Heafy comes across super on a podcast; well-spoken and very articulate. He spoke about his love of black metal, his military father who was the bands manager at the start, and the crap that Trivium copped from the metal press and the metal bands they supported because of the way Heafy sang, especially after “The Crusade” album, when Heafy sounded better than Hetfield ever did.

Bullying was used a lot by Heafy and a mention was made, how at one of the Ozzfests they were the outcasts (and eventually Maiden would be as well, because they played better than the headline act), hated by all the bands on the bills.

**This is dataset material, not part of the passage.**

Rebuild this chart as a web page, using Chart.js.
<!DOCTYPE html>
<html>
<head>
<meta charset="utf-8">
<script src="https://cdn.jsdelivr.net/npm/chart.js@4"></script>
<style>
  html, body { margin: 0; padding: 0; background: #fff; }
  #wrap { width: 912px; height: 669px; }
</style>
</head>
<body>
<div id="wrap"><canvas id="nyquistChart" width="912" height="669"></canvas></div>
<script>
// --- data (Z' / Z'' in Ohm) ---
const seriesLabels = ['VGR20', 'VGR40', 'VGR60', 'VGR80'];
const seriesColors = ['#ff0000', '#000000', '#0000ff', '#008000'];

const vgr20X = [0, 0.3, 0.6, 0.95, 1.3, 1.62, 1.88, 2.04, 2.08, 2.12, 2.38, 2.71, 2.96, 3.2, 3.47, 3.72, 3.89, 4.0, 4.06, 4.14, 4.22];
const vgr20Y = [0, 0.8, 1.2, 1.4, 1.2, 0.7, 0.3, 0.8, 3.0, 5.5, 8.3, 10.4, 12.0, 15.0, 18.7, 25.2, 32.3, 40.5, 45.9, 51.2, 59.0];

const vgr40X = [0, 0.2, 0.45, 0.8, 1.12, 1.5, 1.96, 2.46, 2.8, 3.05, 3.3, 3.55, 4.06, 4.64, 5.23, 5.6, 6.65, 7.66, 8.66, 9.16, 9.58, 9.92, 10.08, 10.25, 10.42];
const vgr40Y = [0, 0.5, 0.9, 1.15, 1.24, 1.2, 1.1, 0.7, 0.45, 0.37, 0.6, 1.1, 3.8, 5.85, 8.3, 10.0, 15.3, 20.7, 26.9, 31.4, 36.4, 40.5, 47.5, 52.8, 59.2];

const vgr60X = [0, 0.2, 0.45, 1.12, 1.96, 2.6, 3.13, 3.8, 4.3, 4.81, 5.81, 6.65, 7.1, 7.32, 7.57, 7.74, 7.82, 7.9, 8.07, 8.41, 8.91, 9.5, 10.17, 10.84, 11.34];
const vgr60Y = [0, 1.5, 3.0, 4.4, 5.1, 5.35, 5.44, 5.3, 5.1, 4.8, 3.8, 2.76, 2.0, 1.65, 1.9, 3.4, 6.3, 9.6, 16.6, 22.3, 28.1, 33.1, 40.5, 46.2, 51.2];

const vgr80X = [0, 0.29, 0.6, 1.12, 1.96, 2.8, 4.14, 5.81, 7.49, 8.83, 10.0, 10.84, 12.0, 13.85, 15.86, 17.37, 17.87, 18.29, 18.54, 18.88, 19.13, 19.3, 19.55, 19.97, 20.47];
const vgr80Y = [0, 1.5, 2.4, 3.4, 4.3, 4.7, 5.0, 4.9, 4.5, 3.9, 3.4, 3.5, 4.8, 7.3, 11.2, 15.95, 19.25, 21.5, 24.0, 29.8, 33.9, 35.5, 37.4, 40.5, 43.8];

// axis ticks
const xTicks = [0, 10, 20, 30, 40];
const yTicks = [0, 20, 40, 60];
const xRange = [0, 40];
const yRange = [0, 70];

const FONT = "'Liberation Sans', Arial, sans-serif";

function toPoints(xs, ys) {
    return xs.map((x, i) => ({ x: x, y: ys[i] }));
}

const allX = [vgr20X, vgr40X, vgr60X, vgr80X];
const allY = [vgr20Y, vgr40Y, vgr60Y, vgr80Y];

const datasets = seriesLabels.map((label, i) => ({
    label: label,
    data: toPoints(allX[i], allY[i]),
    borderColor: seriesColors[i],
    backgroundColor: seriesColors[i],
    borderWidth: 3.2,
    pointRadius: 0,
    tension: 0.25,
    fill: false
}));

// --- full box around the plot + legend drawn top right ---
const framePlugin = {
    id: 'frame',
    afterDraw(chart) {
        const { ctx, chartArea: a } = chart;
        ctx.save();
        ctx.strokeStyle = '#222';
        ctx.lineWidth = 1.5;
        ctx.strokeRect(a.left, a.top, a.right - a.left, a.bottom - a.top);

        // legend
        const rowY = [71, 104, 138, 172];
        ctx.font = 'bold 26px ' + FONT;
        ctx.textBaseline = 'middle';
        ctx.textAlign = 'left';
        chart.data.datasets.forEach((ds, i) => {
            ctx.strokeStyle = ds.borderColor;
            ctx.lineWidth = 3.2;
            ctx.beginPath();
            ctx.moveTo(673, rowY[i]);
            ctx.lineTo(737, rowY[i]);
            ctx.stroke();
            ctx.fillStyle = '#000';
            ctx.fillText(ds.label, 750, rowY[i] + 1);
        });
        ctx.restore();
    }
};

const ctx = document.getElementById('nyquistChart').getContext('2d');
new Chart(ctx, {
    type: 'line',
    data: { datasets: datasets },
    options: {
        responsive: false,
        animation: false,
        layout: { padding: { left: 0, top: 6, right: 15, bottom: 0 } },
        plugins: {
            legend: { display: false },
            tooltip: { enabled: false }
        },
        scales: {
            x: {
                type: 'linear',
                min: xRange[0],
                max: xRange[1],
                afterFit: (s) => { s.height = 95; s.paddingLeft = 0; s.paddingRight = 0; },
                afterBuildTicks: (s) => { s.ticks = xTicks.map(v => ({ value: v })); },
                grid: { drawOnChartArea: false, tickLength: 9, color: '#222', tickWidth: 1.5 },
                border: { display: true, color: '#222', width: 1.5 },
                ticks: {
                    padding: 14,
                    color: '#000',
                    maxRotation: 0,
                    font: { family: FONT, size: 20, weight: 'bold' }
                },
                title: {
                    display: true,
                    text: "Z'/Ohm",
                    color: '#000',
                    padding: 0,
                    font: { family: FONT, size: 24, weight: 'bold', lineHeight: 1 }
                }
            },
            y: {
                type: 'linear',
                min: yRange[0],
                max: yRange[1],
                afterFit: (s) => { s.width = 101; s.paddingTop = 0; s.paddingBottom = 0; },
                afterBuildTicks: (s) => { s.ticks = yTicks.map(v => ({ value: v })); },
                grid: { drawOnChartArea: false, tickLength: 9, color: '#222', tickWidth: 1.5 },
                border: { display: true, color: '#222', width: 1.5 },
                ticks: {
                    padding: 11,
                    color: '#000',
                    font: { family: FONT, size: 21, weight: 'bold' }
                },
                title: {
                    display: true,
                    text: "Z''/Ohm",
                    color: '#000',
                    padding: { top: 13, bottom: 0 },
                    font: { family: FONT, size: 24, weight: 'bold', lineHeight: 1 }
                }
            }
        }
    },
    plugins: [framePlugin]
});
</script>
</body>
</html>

And it didn’t help Trivium when people involved with their show, said negative crap to the other artists, which more or less stained the band without them knowing why.

It was the same Ozzfest when Maiden played before Ozzy and the fans gravitated towards the Maiden show a lot more than the Ozzy show, so it was no surprise that Maiden suddenly had sound problems during their sets, then they had the sound completely cut, until it got a stage that Maiden had to leave the Ozzfest tour because of this.

And they would take Trivium out on tour with them after this.

The bullying in metal circles really goes against the metal ethos of the early 80’s, when the metalheads stood together against this kind of behaviour.

Some artists might crumble, argue and give up. But not Trivium. They showed resilience.

Resilience comes from experience. Mental toughness comes from experience.

You can read all the books you want and have a toolbox of routines in place, but to become resilient and to become mentally tough, you need to live it, breathe it and experience it.

Only then, you can apply any of the mental tough routines from your toolbox like box to box breathing and flipping the negatives to understand the why.